### Work to do
Return the records from the first line through the line containing "(0.0, 12.66), (0.5, 68.0), (0.33, 18.8)]", and leave out the pictures.

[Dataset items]
- - - - - - -
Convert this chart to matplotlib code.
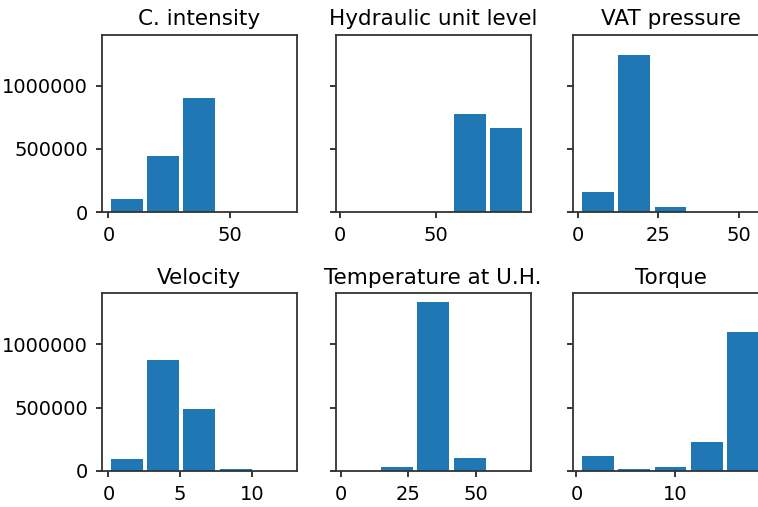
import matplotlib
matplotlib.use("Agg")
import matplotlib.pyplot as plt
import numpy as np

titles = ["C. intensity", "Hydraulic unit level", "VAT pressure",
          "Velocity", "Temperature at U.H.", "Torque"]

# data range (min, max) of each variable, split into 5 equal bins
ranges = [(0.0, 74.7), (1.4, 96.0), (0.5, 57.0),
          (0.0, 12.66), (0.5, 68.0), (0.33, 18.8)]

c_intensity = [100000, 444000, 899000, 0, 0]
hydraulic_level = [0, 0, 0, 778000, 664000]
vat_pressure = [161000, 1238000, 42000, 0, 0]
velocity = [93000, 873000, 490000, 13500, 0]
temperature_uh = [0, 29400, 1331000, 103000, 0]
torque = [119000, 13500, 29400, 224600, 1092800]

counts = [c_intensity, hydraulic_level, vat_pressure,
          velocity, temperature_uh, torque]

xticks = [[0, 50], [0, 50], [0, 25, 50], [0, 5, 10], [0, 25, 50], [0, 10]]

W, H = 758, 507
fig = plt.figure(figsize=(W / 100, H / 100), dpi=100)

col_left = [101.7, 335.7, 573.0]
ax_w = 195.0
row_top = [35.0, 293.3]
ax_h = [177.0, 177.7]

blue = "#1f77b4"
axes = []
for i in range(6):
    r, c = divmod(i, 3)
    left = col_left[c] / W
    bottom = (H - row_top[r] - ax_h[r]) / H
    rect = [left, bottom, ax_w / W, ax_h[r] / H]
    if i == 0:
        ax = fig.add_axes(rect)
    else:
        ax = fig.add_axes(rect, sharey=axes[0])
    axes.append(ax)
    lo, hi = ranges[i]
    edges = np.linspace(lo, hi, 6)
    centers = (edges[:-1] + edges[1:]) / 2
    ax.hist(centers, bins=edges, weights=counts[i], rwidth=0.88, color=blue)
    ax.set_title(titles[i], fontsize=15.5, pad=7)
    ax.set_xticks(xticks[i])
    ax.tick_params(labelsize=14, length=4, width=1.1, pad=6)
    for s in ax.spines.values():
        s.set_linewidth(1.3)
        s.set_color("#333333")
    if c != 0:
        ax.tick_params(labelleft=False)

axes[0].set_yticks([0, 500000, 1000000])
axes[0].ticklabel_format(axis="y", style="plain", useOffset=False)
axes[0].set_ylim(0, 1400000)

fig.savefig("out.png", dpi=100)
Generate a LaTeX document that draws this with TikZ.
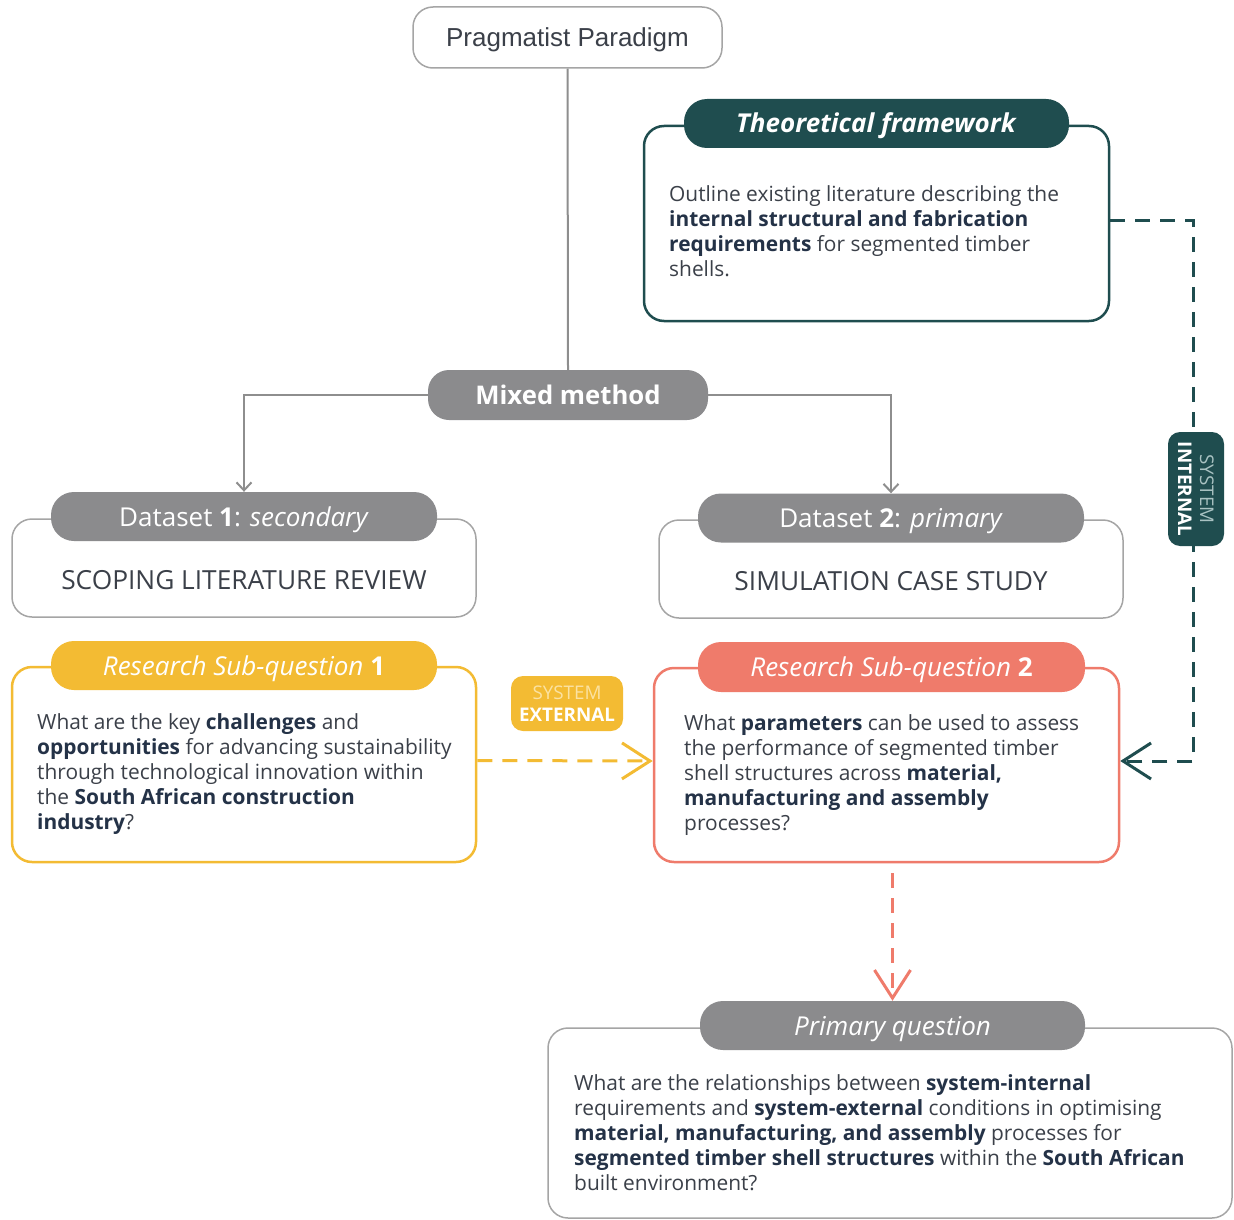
- - - - - - -
### Response for this exercise
Convert this chart to matplotlib code.
import matplotlib
matplotlib.use("Agg")
import matplotlib.pyplot as plt
import numpy as np

titles = ["C. intensity", "Hydraulic unit level", "VAT pressure",
          "Velocity", "Temperature at U.H.", "Torque"]

# data range (min, max) of each variable, split into 5 equal bins
ranges = [(0.0, 74.7), (1.4, 96.0), (0.5, 57.0),
          (0.0, 12.66), (0.5, 68.0), (0.33, 18.8)]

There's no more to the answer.